Problem to work on.
Looking at the data below, count the lines that contain the string "this". Write only the total.

Data shown.
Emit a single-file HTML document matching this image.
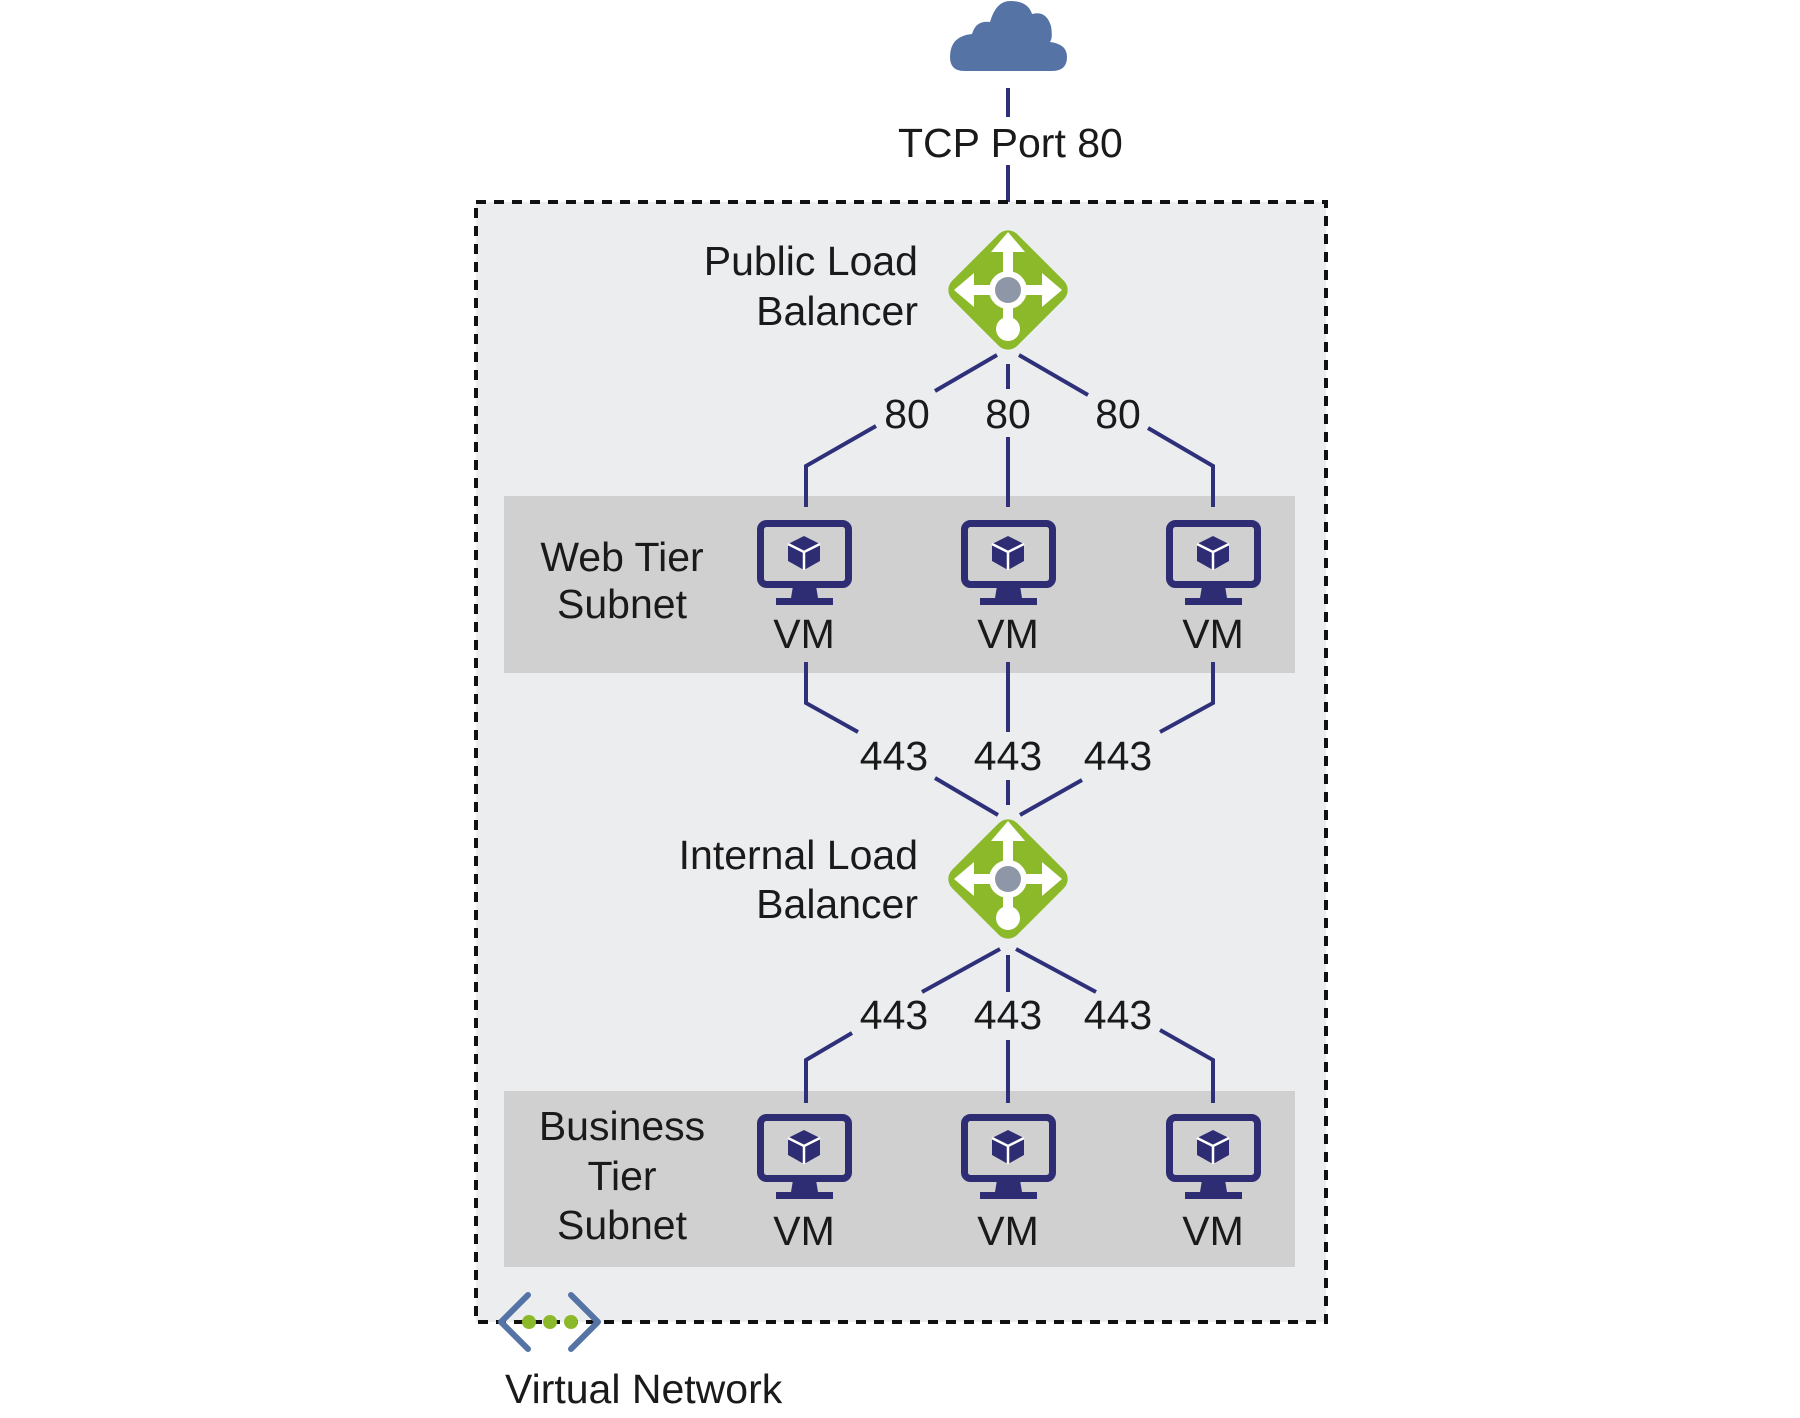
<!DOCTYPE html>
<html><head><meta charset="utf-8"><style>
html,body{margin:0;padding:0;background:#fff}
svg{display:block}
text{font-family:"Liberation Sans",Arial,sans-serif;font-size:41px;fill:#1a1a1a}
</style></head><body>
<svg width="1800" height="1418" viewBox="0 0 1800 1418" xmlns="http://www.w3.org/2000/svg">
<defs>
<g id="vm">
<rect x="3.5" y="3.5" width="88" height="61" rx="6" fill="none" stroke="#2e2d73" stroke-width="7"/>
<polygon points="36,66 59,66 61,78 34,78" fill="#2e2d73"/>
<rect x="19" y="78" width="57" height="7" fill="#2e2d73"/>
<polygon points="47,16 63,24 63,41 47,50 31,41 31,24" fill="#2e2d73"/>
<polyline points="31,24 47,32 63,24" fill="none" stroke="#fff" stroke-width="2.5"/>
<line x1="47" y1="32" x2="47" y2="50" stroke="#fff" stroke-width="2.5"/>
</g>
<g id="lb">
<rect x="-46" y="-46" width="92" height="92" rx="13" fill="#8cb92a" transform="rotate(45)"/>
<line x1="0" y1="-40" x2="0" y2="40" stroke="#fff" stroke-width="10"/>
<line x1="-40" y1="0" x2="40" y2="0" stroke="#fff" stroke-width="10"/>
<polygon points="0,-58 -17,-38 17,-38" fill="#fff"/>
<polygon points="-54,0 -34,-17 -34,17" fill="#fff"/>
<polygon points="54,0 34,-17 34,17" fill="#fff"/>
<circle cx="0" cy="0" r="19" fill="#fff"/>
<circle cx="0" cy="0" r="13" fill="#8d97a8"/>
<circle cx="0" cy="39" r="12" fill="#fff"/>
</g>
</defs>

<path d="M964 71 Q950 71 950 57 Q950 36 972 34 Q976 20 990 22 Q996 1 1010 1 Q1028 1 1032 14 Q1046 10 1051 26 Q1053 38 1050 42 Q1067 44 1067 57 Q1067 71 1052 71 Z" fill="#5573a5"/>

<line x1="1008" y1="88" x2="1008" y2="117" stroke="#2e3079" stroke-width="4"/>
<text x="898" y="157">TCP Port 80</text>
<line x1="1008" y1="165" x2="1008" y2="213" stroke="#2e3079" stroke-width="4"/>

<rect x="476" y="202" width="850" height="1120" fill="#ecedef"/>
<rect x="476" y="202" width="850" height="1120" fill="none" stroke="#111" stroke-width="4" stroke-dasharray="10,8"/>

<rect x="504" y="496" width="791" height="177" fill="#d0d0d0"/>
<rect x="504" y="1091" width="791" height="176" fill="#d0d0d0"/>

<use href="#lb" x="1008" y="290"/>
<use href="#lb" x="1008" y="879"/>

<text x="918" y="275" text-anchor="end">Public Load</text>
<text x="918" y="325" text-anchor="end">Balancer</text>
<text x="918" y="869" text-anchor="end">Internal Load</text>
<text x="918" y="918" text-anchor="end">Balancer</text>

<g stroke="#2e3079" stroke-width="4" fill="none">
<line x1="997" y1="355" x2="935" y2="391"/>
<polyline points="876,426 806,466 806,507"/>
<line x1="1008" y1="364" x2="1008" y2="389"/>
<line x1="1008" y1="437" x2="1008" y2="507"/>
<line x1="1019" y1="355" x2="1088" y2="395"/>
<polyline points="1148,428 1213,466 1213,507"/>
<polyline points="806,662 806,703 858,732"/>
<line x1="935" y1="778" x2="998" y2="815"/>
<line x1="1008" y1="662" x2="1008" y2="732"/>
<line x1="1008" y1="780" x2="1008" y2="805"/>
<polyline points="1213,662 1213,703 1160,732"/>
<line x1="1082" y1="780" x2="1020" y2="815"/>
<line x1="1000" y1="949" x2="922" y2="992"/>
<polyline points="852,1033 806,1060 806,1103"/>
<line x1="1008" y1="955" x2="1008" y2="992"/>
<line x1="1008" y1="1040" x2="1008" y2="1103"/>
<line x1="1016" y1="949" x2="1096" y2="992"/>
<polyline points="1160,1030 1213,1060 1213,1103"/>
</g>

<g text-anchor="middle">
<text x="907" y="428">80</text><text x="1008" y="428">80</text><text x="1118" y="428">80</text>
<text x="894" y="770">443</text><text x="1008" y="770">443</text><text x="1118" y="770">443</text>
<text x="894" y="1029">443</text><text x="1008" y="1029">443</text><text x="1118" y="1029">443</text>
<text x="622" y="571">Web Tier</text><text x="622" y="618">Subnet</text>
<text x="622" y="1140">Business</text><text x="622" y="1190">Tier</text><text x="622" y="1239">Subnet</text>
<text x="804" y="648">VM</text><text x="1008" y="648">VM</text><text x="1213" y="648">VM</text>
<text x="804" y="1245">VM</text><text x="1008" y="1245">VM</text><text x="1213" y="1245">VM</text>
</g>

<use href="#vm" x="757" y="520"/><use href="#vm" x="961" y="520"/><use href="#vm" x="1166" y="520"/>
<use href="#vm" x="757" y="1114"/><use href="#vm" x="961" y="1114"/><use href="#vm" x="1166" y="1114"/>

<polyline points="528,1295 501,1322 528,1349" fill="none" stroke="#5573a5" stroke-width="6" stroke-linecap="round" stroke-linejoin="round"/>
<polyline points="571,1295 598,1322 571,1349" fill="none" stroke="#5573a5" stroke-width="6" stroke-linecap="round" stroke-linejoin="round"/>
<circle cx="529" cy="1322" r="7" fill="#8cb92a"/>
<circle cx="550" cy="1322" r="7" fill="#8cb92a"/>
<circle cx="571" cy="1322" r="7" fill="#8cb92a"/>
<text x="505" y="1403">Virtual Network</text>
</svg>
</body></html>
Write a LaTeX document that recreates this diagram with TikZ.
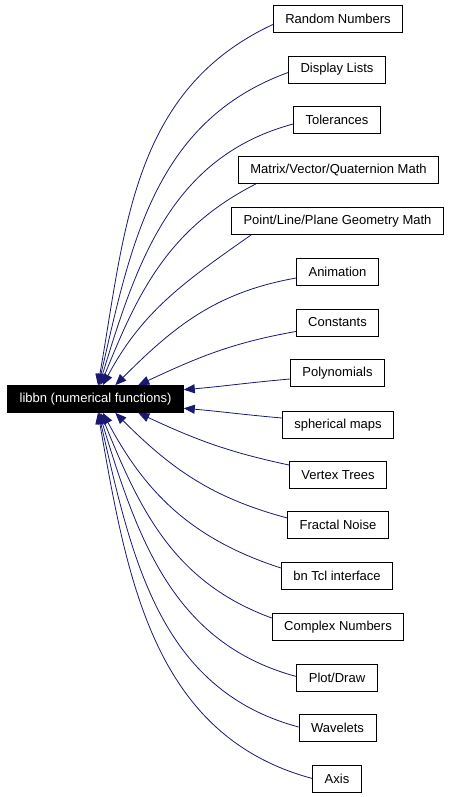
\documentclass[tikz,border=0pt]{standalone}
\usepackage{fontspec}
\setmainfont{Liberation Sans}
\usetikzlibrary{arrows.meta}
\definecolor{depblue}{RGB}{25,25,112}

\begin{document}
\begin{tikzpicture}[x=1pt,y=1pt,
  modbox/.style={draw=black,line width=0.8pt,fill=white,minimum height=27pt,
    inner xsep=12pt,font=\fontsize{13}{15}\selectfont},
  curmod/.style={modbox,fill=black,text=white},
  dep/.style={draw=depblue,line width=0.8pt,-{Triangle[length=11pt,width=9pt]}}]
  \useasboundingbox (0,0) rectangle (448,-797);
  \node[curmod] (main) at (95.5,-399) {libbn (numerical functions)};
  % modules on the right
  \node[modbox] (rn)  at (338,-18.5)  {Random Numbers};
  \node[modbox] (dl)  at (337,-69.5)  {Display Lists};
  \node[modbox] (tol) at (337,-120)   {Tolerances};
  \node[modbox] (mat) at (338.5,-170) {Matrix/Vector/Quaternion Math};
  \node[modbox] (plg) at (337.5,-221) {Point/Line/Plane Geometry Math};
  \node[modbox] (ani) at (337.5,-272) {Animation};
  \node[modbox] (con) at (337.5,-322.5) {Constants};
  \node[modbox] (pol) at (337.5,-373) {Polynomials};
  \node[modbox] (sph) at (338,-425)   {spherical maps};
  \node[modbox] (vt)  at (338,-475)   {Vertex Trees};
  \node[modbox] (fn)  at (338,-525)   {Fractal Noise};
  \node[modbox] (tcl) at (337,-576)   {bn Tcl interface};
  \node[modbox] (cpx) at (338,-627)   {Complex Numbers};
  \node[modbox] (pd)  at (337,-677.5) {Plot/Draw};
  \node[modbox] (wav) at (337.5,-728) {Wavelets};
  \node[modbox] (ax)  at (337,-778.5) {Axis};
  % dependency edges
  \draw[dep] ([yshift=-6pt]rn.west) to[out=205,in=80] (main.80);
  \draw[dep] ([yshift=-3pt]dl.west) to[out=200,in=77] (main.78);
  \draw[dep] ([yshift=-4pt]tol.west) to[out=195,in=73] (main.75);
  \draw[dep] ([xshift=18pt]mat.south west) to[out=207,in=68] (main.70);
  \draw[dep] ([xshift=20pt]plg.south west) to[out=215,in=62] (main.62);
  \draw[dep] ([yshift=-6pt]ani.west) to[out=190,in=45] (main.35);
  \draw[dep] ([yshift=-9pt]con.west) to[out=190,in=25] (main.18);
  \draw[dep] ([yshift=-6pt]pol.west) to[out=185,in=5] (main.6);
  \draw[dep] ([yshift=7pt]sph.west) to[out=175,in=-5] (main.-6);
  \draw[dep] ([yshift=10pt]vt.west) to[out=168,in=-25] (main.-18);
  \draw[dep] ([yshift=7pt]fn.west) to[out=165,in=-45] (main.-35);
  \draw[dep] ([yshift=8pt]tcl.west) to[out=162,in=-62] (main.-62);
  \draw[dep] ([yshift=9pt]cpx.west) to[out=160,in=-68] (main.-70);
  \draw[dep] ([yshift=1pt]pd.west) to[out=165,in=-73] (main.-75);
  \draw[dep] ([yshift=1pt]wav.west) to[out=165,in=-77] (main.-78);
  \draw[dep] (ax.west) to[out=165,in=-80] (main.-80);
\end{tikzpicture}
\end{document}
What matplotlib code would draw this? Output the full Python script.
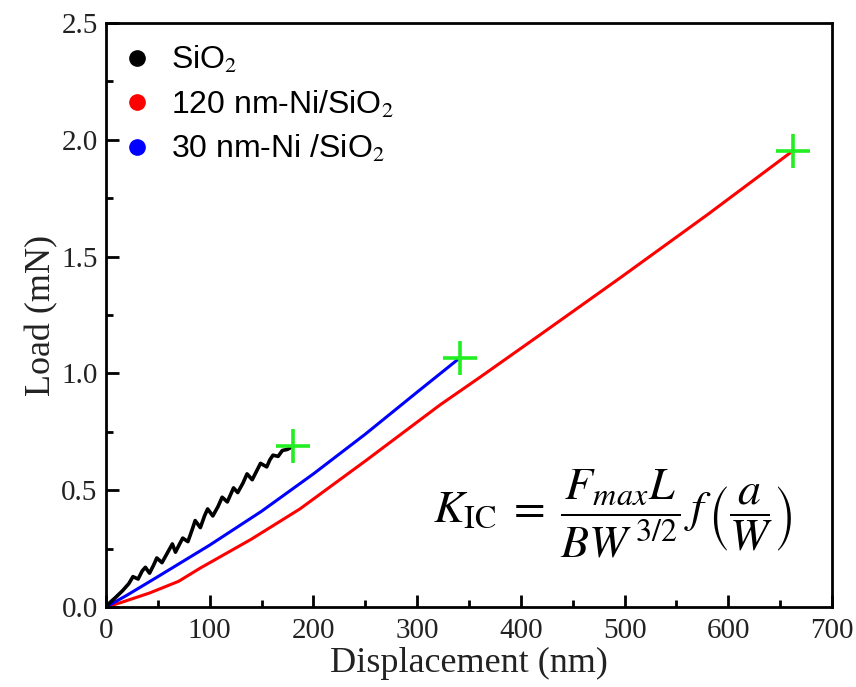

Solved problem.
3